[What is needed]: Reproduce, character for character, the lines below from the first through the one with "var total = values.reduce(function". Leave pictures out.

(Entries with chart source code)
==*==

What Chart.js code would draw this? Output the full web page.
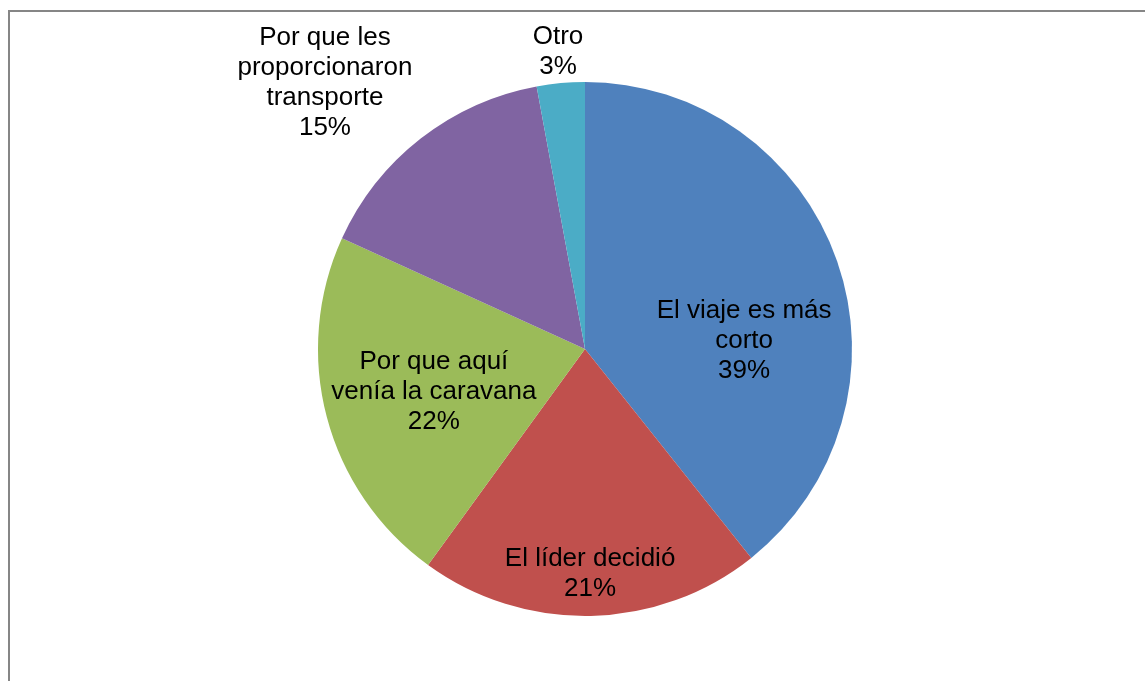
<!DOCTYPE html>
<html>
<head>
<meta charset="utf-8">
<script src="https://cdn.jsdelivr.net/npm/chart.js@4/dist/chart.umd.min.js"></script>
<style>
  html, body { margin: 0; padding: 0; background: #fff; }
  #wrap { position: relative; width: 1145px; height: 681px; }
</style>
</head>
<body>
<div id="wrap"><canvas id="myChart" width="1145" height="681"></canvas></div>
<script>
// Data
var categories = [
    "El viaje es más corto",
    "El líder decidió",
    "Por que aquí venía la caravana",
    "Por que les proporcionaron transporte",
    "Otro"
];
var values = [39.3, 20.7, 21.8, 15.3, 2.9];

// Label text lines per slice (category wrapped as in the picture)
var labelLines = [
    ["El viaje es más", "corto"],
    ["El líder decidió"],
    ["Por que aquí", "venía la caravana"],
    ["Por que les", "proporcionaron", "transporte"],
    ["Otro"]
];

var sliceColors = ["#4F81BD", "#C0504D", "#9BBB59", "#8064A2", "#4BACC6"];

// label block centre, in units of the pie radius from the pie centre
var labelOffsets = [
    [0.596, -0.03],
    [0.019, 0.843],
    [-0.566, 0.161],
    [-0.974, -0.996],
    [-0.101, -1.112]
];

var total = values.reduce(function (a, b) { return a + b; }, 0);

// Frame around the chart
var framePlugin = {
    id: "frame",
    beforeDraw: function (chart) {
        var ctx = chart.ctx;
        ctx.save();
        ctx.fillStyle = "#ffffff";
        ctx.fillRect(0, 0, chart.width, chart.height);
        ctx.strokeStyle = "#868686";
        ctx.lineWidth = 2;
        ctx.strokeRect(9, 11, chart.width + 20, chart.height + 20);
        ctx.restore();
    }
};

// Data labels: category + percentage
var labelPlugin = {
    id: "sliceLabels",
    afterDatasetsDraw: function (chart) {
        var ctx = chart.ctx;
        var meta = chart.getDatasetMeta(0);
        ctx.save();
        ctx.font = "26px 'Liberation Sans', Arial, sans-serif";
        ctx.fillStyle = "#000000";
        ctx.textAlign = "center";
        ctx.textBaseline = "middle";
        meta.data.forEach(function (arc, i) {
            var r = arc.outerRadius;
            var lines = labelLines[i].concat([Math.round(values[i] / total * 100) + "%"]);
            var cx = arc.x + labelOffsets[i][0] * r;
            var cy = arc.y + labelOffsets[i][1] * r;
            var lh = 30;
            var top = cy - (lines.length - 1) * lh / 2;
            lines.forEach(function (t, k) {
                ctx.fillText(t, cx, top + k * lh);
            });
        });
        ctx.restore();
    }
};

var ctx = document.getElementById("myChart").getContext("2d");
var pieChart = new Chart(ctx, {
    type: "pie",
    data: {
        labels: categories,
        datasets: [{
            data: values,
            backgroundColor: sliceColors,
            borderWidth: 0
        }]
    },
    options: {
        responsive: false,
        animation: false,
        layout: {
            padding: { top: 82, bottom: 65, left: 318, right: 293 }
        },
        plugins: {
            legend: { display: false },
            tooltip: { enabled: false }
        }
    },
    plugins: [framePlugin, labelPlugin]
});
</script>
</body>
</html>
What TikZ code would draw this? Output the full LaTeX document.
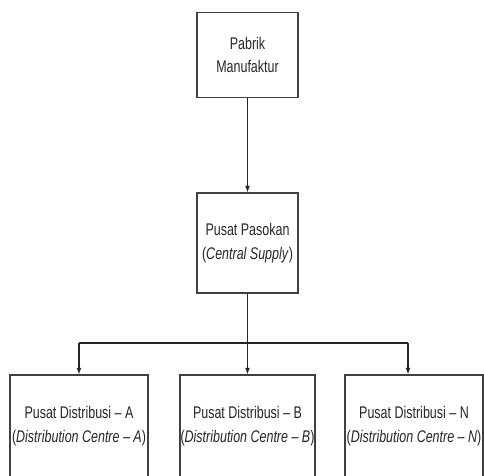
\documentclass[tikz,border=0pt]{standalone}
\usepackage{fontspec}
\setmainfont{Liberation Sans}[FakeStretch=0.74]
\usetikzlibrary{arrows.meta}

\begin{document}
\begin{tikzpicture}[x=0.025cm,y=-0.025cm,
    box/.style={draw=black!75,line width=0.9pt,align=center,inner sep=0pt,
      text=black!85,font=\fontsize{12}{17}\selectfont},
    link/.style={draw=black!85,line width=0.8pt},
    arr/.style={link,-{Latex[length=1.6mm,width=1.2mm]}}]
    \useasboundingbox (0,0) rectangle (484,475);
    % Boxes
    \node[box,minimum width=2.525cm,minimum height=2.125cm] (pabrik) at (247.5,55)
        {Pabrik\\Manufaktur};
    \node[box,minimum width=2.525cm,minimum height=2.5cm] (pusat) at (247.5,243)
        {Pusat Pasokan\\(\textit{Central Supply})};
    \node[box,minimum width=3.45cm,minimum height=2.575cm] (distA) at (79,426.5)
        {Pusat Distribusi -- A\\(\textit{Distribution Centre -- A})};
    \node[box,minimum width=3.375cm,minimum height=2.575cm] (distB) at (247.5,426.5)
        {Pusat Distribusi -- B\\(\textit{Distribution Centre -- B})};
    \node[box,minimum width=3.45cm,minimum height=2.575cm] (distN) at (414,426.5)
        {Pusat Distribusi -- N\\(\textit{Distribution Centre -- N})};
    % Connectors
    \coordinate (split) at (247.5,343);
    \coordinate (splitA) at (79,343);
    \coordinate (splitN) at (408,343);
    \draw[arr] (pabrik) -- (pusat);
    \draw[link] (pusat) -- (split);
    \draw[link] (splitA) -- (splitN);
    \draw[arr] (splitA) -- (distA.north);
    \draw[arr] (split) -- (distB);
    \draw[arr] (splitN) -- (splitN |- distN.north);
\end{tikzpicture}
\end{document}
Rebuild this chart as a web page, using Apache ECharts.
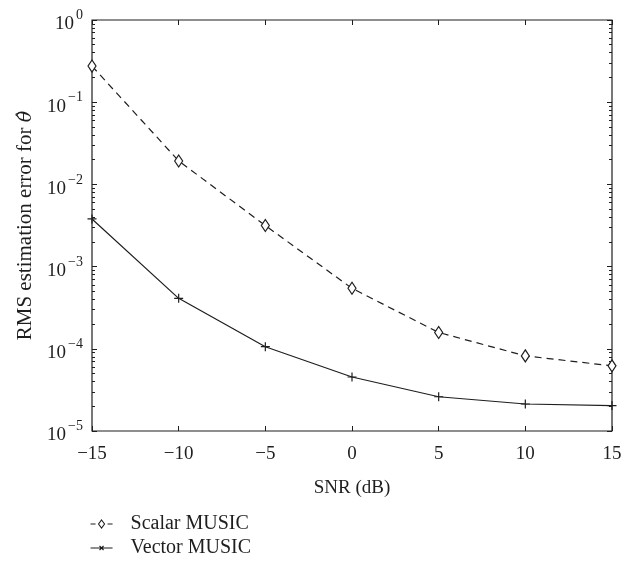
<!DOCTYPE html>
<html>
<head>
<meta charset="utf-8">
<script src="https://cdn.jsdelivr.net/npm/echarts@6/dist/echarts.min.js"></script>
<style>html,body{margin:0;padding:0;background:#fff;}#c{width:635px;height:566px;}</style>
</head>
<body>
<div id="c"></div>
<script>
const snr = [-15, -10, -5, 0, 5, 10, 15];
const scalarMusic = [0.275, 0.0193, 0.00316, 0.000544, 0.000158, 0.000082, 0.000062];
const vectorMusic = [0.0038, 0.000411, 0.000106, 0.0000454, 0.0000261, 0.0000213, 0.0000204];
const xTickLabels = ['−15', '−10', '−5', '0', '5', '10', '15'];
const seriesNames = ['Scalar MUSIC', 'Vector MUSIC'];

const minorLog = [];
for (let d = -5; d < 0; d++) for (let k = 2; k <= 9; k++) minorLog.push(d + Math.log10(k));

const FONT = 'Liberation Serif';
const INK = '#1e1e1e';
const chart = echarts.init(document.getElementById('c'));

function yLabel(v) {
  const e = Math.round(Math.log10(v));
  const s = e < 0 ? '−' + (-e) : String(e);
  return '{b|10}{s|' + s + '}';
}
function xLabel(v) {
  const i = snr.indexOf(v);
  return i >= 0 ? xTickLabels[i] : '';
}

const majorTick = {show: true, inside: true, length: 5, lineStyle: {color: INK, width: 1}};
const minorTickStyle = {show: true, inside: true, length: 3, lineStyle: {color: INK, width: 1}, customValues: minorLog};
const noLine = {show: false, onZero: false};

function legendBox(idx, top, icon) {
  return {
    orient: 'vertical', left: 85, top: top, itemWidth: 22, itemHeight: 10,
    textStyle: {fontFamily: FONT, fontSize: 20, color: INK, padding: [0, 0, 0, 13]},
    data: [{name: seriesNames[idx], icon: icon,
            itemStyle: {color: '#fff', borderColor: INK, borderWidth: 1.1}}]
  };
}

chart.setOption({
  animation: false,
  backgroundColor: '#fff',
  grid: {left: 92, right: 23, top: 20, bottom: 135, show: true, borderColor: INK, borderWidth: 1.2, backgroundColor: 'transparent'},
  xAxis: [
    {type: 'value', min: -15, max: 15, interval: 5, position: 'bottom',
     axisLine: noLine, axisTick: majorTick, splitLine: {show: false},
     axisLabel: {formatter: xLabel, fontFamily: FONT, fontSize: 19, color: INK, margin: 14},
     name: 'SNR (dB)', nameLocation: 'middle', nameGap: 48,
     nameTextStyle: {fontFamily: FONT, fontSize: 19, color: INK}},
    {type: 'value', min: -15, max: 15, interval: 5, position: 'top',
     axisLine: noLine, axisTick: majorTick, splitLine: {show: false}, axisLabel: {show: false}}
  ],
  yAxis: [
    {type: 'log', min: 1e-5, max: 1, logBase: 10, position: 'left',
     axisLine: noLine, axisTick: majorTick, splitLine: {show: false},
     axisLabel: {formatter: yLabel, margin: 9, color: INK,
       rich: {b: {fontFamily: FONT, fontSize: 19, color: INK, padding: [9, 2, 0, 0]},
              s: {fontFamily: FONT, fontSize: 14, color: INK, padding: [0, 0, 9, 0]}}},
     name: 'RMS estimation error for {i|θ̂}', nameLocation: 'middle', nameGap: 44, nameRotate: 90,
     nameTextStyle: {fontFamily: FONT, fontSize: 21, color: INK,
       rich: {i: {fontFamily: 'DejaVu Serif', fontStyle: 'italic', fontSize: 19, color: INK}}}},
    {type: 'value', min: -5, max: 0, position: 'left',
     axisLine: noLine, axisTick: minorTickStyle, splitLine: {show: false}, axisLabel: {show: false}},
    {type: 'log', min: 1e-5, max: 1, logBase: 10, position: 'right',
     axisLine: noLine, axisTick: majorTick, splitLine: {show: false}, axisLabel: {show: false}},
    {type: 'value', min: -5, max: 0, position: 'right',
     axisLine: noLine, axisTick: minorTickStyle, splitLine: {show: false}, axisLabel: {show: false}}
  ],
  legend: [
    legendBox(0, 509, 'path://M0,5L5,5M17,5L22,5M11,1L14,5L11,9L8,5Z'),
    legendBox(1, 533, 'path://M0,0L0,0M22,10L22,10M0,5L22,5M9,3L13,7M13,3L9,7')
  ],
  series: [
    {name: seriesNames[0], type: 'line', xAxisIndex: 0, yAxisIndex: 0,
     data: snr.map((x, i) => [x, scalarMusic[i]]),
     symbol: 'diamond', symbolSize: [8, 12],
     lineStyle: {color: INK, width: 1.2, type: [7, 5]},
     itemStyle: {color: '#fff', borderColor: INK, borderWidth: 1.2}, z: 3},
    {name: seriesNames[1], type: 'line', xAxisIndex: 0, yAxisIndex: 0,
     data: snr.map((x, i) => [x, vectorMusic[i]]),
     symbol: 'path://M0,5L10,5M5,0L5,10', symbolSize: 9,
     lineStyle: {color: INK, width: 1.2},
     itemStyle: {color: '#fff', borderColor: INK, borderWidth: 1.2}, z: 3}
  ]
});
</script>
</body>
</html>
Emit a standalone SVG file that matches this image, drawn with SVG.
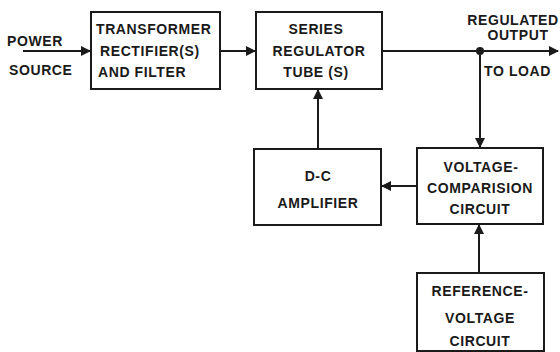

==*==

[Reply]:
What Chart.js code would draw this? Output the full web page.
<!DOCTYPE html>
<html>
<head>
<meta charset="utf-8">
<script src="https://cdn.jsdelivr.net/npm/chart.js@4/dist/chart.umd.min.js"></script>
<style>
  html, body { margin: 0; padding: 0; background: #fff; }
  #wrap { position: relative; width: 1145px; height: 681px; }
</style>
</head>
<body>
<div id="wrap"><canvas id="myChart" width="1145" height="681"></canvas></div>
<script>
// Data
var categories = [
    "El viaje es más corto",
    "El líder decidió",
    "Por que aquí venía la caravana",
    "Por que les proporcionaron transporte",
    "Otro"
];
var values = [39.3, 20.7, 21.8, 15.3, 2.9];

// Label text lines per slice (category wrapped as in the picture)
var labelLines = [
    ["El viaje es más", "corto"],
    ["El líder decidió"],
    ["Por que aquí", "venía la caravana"],
    ["Por que les", "proporcionaron", "transporte"],
    ["Otro"]
];

var sliceColors = ["#4F81BD", "#C0504D", "#9BBB59", "#8064A2", "#4BACC6"];

// label block centre, in units of the pie radius from the pie centre
var labelOffsets = [
    [0.596, -0.03],
    [0.019, 0.843],
    [-0.566, 0.161],
    [-0.974, -0.996],
    [-0.101, -1.112]
];

var total = values.reduce(function (a, b) { return a + b; }, 0);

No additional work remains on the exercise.